NASA taps MIT to map moon

NASA said last week that MIT will lead a $375 million mission to map the moon and reconstruct its thermal history.

The mission, called the Gravity Recovery and Interior Laboratory (GRAIL) will put two separate satellites into orbit around the moon to precisely map variations in the moon's gravitational pull. These changes will reveal differences in density of the moon's crust and mantle, and can be used to answer fundamental questions about the moon's internal structure and its history of collisions with asteroids, NASA said in a statement.

The mission's technology is a direct spinoff from the current Gravity Recovery and Climate Experiment (GRACE) mission, which has been mapping Earth's gravitational field since 2002. GRAIL measurements of the gravitational field will come from very precise monitoring of changes in the distance between the two satellites, NASA said. The resulting measurements will map the moon's gravitational field up to 1,000 times more accurately than any previous mapping, NASA said. The main new technology needed to make GRAIL possible was a way to calibrate the timing of the satellites accurately, NASA said. The Earth-orbiting GRACE satellites use the GPS satellite navigation system, but there is no such system at the moon. Instead, the team adapted a technique that involves precise monitoring of radio signals originally designed for a different purpose for another planetary mission in development, named Juno.The same technology could be applied to future missions to map the gravitational fields of other interesting worlds such as Mars, where it could reveal the exchange of carbon dioxide between the polar caps and atmosphere or the movement of flowing subsurface water, NASA said.

The lunar gravity information will let any future manned or unmanned missions to land on the moon. Such data will be used to program the descent to the surface to avoid a crash landing and will also help target desirable landing sites, NASA said. The mission's technology could eventually be used to explore other interesting worlds such as Mars.NASA is looking to learn all it can about the moon. For example, such fundamental questions as whether or not the moon has a separate, differentiated core, as Earth does, are unknown, NASA said. GRAIL should also reveal details about lunar history, including the relative timing and effects of the myriads of huge impacts that created the craters and basins seen on the surface today.

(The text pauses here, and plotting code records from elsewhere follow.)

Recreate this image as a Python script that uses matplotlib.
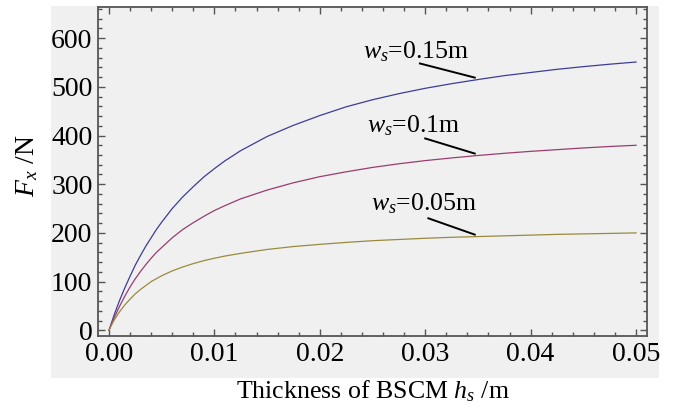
import numpy as np
import matplotlib
matplotlib.use("Agg")
import matplotlib.pyplot as plt
from matplotlib.patches import Rectangle
from matplotlib.ticker import MultipleLocator, FormatStrFormatter

plt.rcParams['font.family'] = ['Liberation Serif', 'DejaVu Serif']
plt.rcParams['mathtext.fontset'] = 'custom'
plt.rcParams['mathtext.rm'] = 'Liberation Serif'
plt.rcParams['mathtext.it'] = 'Liberation Serif:italic'

# --- data ---
h_s = [0.0, 0.00025, 0.0005, 0.001, 0.0015, 0.002, 0.0025, 0.003, 0.0035, 0.004,
       0.0045, 0.005, 0.006, 0.007, 0.008, 0.009, 0.010, 0.011, 0.0125, 0.015,
       0.0175, 0.020, 0.0225, 0.025, 0.0275, 0.030, 0.0325, 0.035, 0.0375, 0.040,
       0.0425, 0.045, 0.0475, 0.050]
fx_w015 = [0, 16, 32, 61, 87, 111, 134, 154, 173, 190,
           207, 222, 250, 274, 295, 315, 332, 348, 369, 398,
           421, 441, 459, 473.5, 486, 497, 506.5, 515, 523, 529.5,
           536, 541.5, 546.5, 551]
fx_w010 = [0, 13.5, 26, 49, 70, 89, 106, 121, 135, 148,
           160, 170, 190, 207, 221, 234, 246, 256, 270, 288,
           303, 315.5, 325.5, 334.5, 342, 348.5, 354, 359, 363.5, 367.5,
           371, 374.5, 377.5, 380]
fx_w005 = [0, 11, 21, 38, 52, 64, 75, 84, 92, 100,
           106, 112, 122, 130, 137, 143, 148, 152.5, 158, 166,
           172, 176.5, 180.5, 184, 186.5, 189, 191, 192.5, 194, 195.5,
           197, 198, 199, 200]
labels = [r'$w_s$=0.15m', r'$w_s$=0.1m', r'$w_s$=0.05m']
colors = ['#3d3d99', '#993d71', '#998b3d']

GRAY = '#f0f0f0'
EDGE = '#555555'

fig = plt.figure(figsize=(6.82, 4.12), dpi=100)
fig.patch.set_facecolor('white')
# grey plot background panel (Mathematica style)
bg = Rectangle((51 / 682, 1 - 378 / 412), (659 - 51) / 682, (378 - 6) / 412,
               transform=fig.transFigure, facecolor=GRAY, edgecolor='none')
bg.set_zorder(-10)
fig.add_artist(bg)

ax = fig.add_axes([98 / 682, 1 - 335.5 / 412, (647 - 98) / 682, (335.5 - 7) / 412])
ax.set_zorder(1)
ax.set_facecolor(GRAY)

series = [fx_w015, fx_w010, fx_w005]
for fx, c in zip(series, colors):
    ax.plot(h_s, fx, color=c, lw=0.9)

# leader lines + labels
h = np.array(h_s)
idx = list(h_s).index(0.035)
leaders = [(0.0295, 548, 0.0241, 559),
           (0.0300, 394, 0.0245, 406),
           (0.0303, 230, 0.0249, 246)]
for fx, lab, (lx, ly, tx, ty) in zip(series, labels, leaders):
    ax.plot([lx, h[idx] - 0.0003], [ly, fx[idx] + 4], color='black', lw=1.4)
    ax.text(tx, ty, lab, fontsize=18.6, va='baseline', ha='left')

ax.set_xlim(-0.00104, 0.05104)
ax.set_ylim(-10.7, 664)

ax.xaxis.set_major_locator(MultipleLocator(0.01))
ax.xaxis.set_minor_locator(MultipleLocator(0.002))
ax.xaxis.set_major_formatter(FormatStrFormatter('%.2f'))
ax.yaxis.set_major_locator(MultipleLocator(100))
ax.yaxis.set_minor_locator(MultipleLocator(20))

ax.tick_params(which='both', direction='in', top=True, right=True, color=EDGE,
               labelsize=20, width=1.0)
ax.tick_params(which='major', length=5)
ax.tick_params(which='minor', length=3)
ax.tick_params(axis='y', pad=4)
ax.tick_params(axis='x', pad=5)
for sp in ax.spines.values():
    sp.set_color(EDGE)
    sp.set_linewidth(1.3)

ax.set_xlabel(r'Thickness of BSCM $h_s$ /m', fontsize=18.6)
ax.set_ylabel(r'$F_x$ /N', fontsize=20)
ax.xaxis.set_label_coords(0.5, -0.13)
ax.yaxis.set_label_coords(-0.106, 0.516)

fig.savefig('out.png', dpi=100)
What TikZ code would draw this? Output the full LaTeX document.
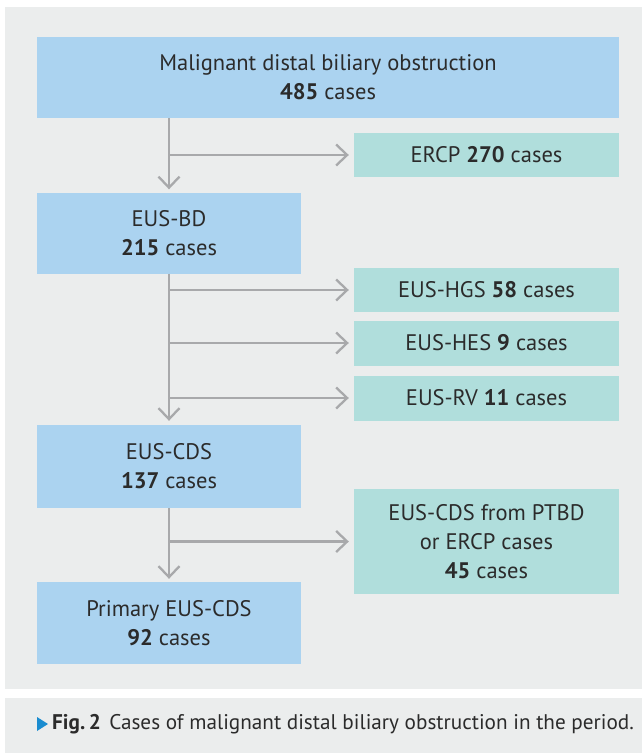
\documentclass[tikz,border=0pt]{standalone}
\usepackage{fontspec}
\setmainfont{PT Sans}
\usetikzlibrary{arrows.meta}
\definecolor{panelgray}{HTML}{EBEDED}
\definecolor{boxblue}{HTML}{ABD3F0}
\definecolor{boxteal}{HTML}{B0DEDC}
\definecolor{arrowgray}{HTML}{A8A9AB}
\definecolor{txt}{HTML}{2B2B2B}
\definecolor{capblue}{HTML}{1A8CD0}
\tikzset{
  box/.style={rectangle, inner sep=0pt, align=center, text=txt,
    font=\fontsize{22.5}{29}\selectfont},
  bluebox/.style={box, fill=boxblue},
  tealbox/.style={box, fill=boxteal},
  flow/.style={draw=arrowgray, line width=2.3pt,
    -{Straight Barb[length=11pt, width=21pt, line width=2.3pt]}},
}
\begin{document}
\begin{tikzpicture}[x=1pt, y=-1pt]
\useasboundingbox (0,0) rectangle (642,753);
\fill[white] (0,0) rectangle (642,753);
\fill[panelgray] (5,7) rectangle (642,689);
\fill[panelgray] (5,698) rectangle (642,753);

\node[bluebox, minimum width=582pt, minimum height=81pt] (top) at (328,77.5)
  {Malignant distal biliary obstruction\\\textbf{485} cases};
\node[tealbox, minimum width=265pt, minimum height=44pt] (ercp) at (486.5,155)
  {ERCP \textbf{270} cases};
\node[bluebox, minimum width=264pt, minimum height=81pt] (bd) at (169,233)
  {EUS-BD\\\textbf{215} cases};
\node[tealbox, minimum width=265pt, minimum height=44pt] (hgs) at (486.5,290)
  {EUS-HGS \textbf{58} cases};
\node[tealbox, minimum width=265pt, minimum height=45pt] (hes) at (486.5,343)
  {EUS-HES \textbf{9} cases};
\node[tealbox, minimum width=265pt, minimum height=45pt] (rv) at (486.5,398)
  {EUS-RV \textbf{11} cases};
\node[bluebox, minimum width=264pt, minimum height=83pt] (cds) at (169,466.5)
  {EUS-CDS\\\textbf{137} cases};
\node[tealbox, minimum width=265pt, minimum height=105pt] (ptbd) at (486.5,541.5)
  {EUS-CDS from PTBD\\or ERCP cases\\\textbf{45} cases};
\node[bluebox, minimum width=264pt, minimum height=82pt] (prim) at (169,623)
  {Primary EUS-CDS\\\textbf{92} cases};

\draw[flow, shorten >=3pt] (bd.north |- top.south) -- (bd.north);
\draw[flow, shorten >=5pt] (bd.north |- ercp.west) -- (ercp.west);
\draw[flow, shorten >=4pt] (bd.south) -- (cds.north);
\draw[flow, shorten >=5pt] (bd.south |- hgs.west) -- (hgs.west);
\draw[flow, shorten >=5pt] (bd.south |- hes.west) -- (hes.west);
\draw[flow, shorten >=5pt] (bd.south |- rv.west) -- (rv.west);
\draw[flow, shorten >=3pt] (cds.south) -- (prim.north);
\draw[flow, shorten >=5pt] (cds.south |- ptbd.west) -- (ptbd.west);

\fill[capblue] (37,717) -- (48,724) -- (37,731) -- cycle;
\node[anchor=west, inner sep=0pt, text=txt, font=\fontsize{21.2}{25}\selectfont] (cap) at (52,724)
  {\textbf{Fig.\,2}\hspace{0.4em}Cases of malignant distal biliary obstruction in the period.};
\end{tikzpicture}
\end{document}
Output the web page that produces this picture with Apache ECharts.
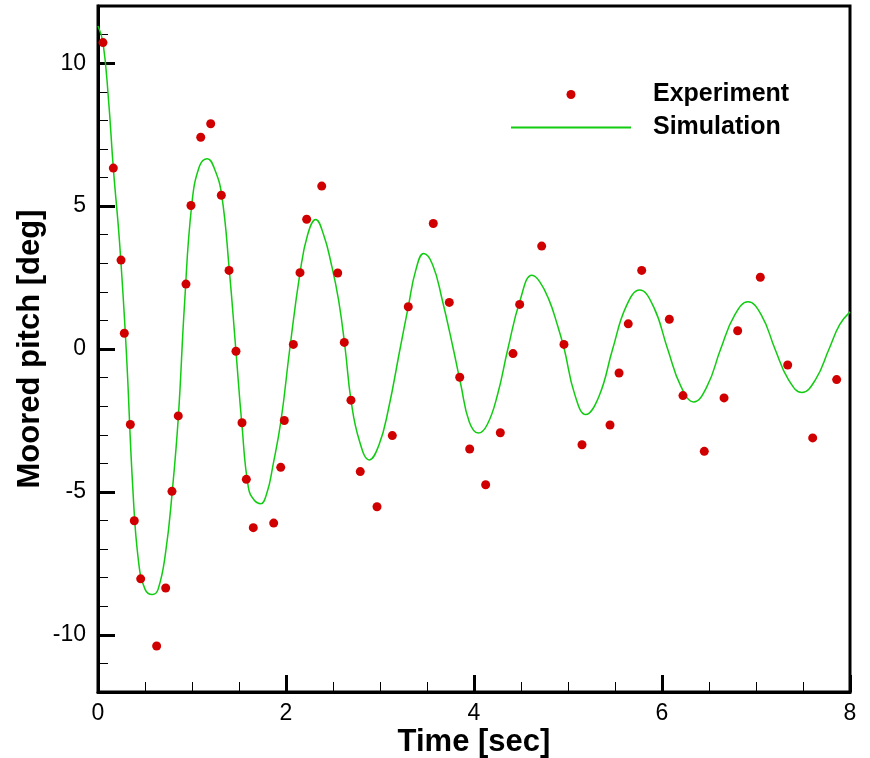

The moon, with its airless, un-eroded surface, serves as a kind of Rosetta Stone for understanding the history of all the solar system's inner planets-Mercury, Venus, Earth and Mars-so the mission should also help to unlock secrets of the evolution of all these planets, NASA said.

The GRAIL satellites will be built and operated by Lockheed Martin Space Systems of Denver, Colo. NASA's Jet Propulsion Laboratory in Pasadena, Calif., will handle project management and development of the communications and navigation systems.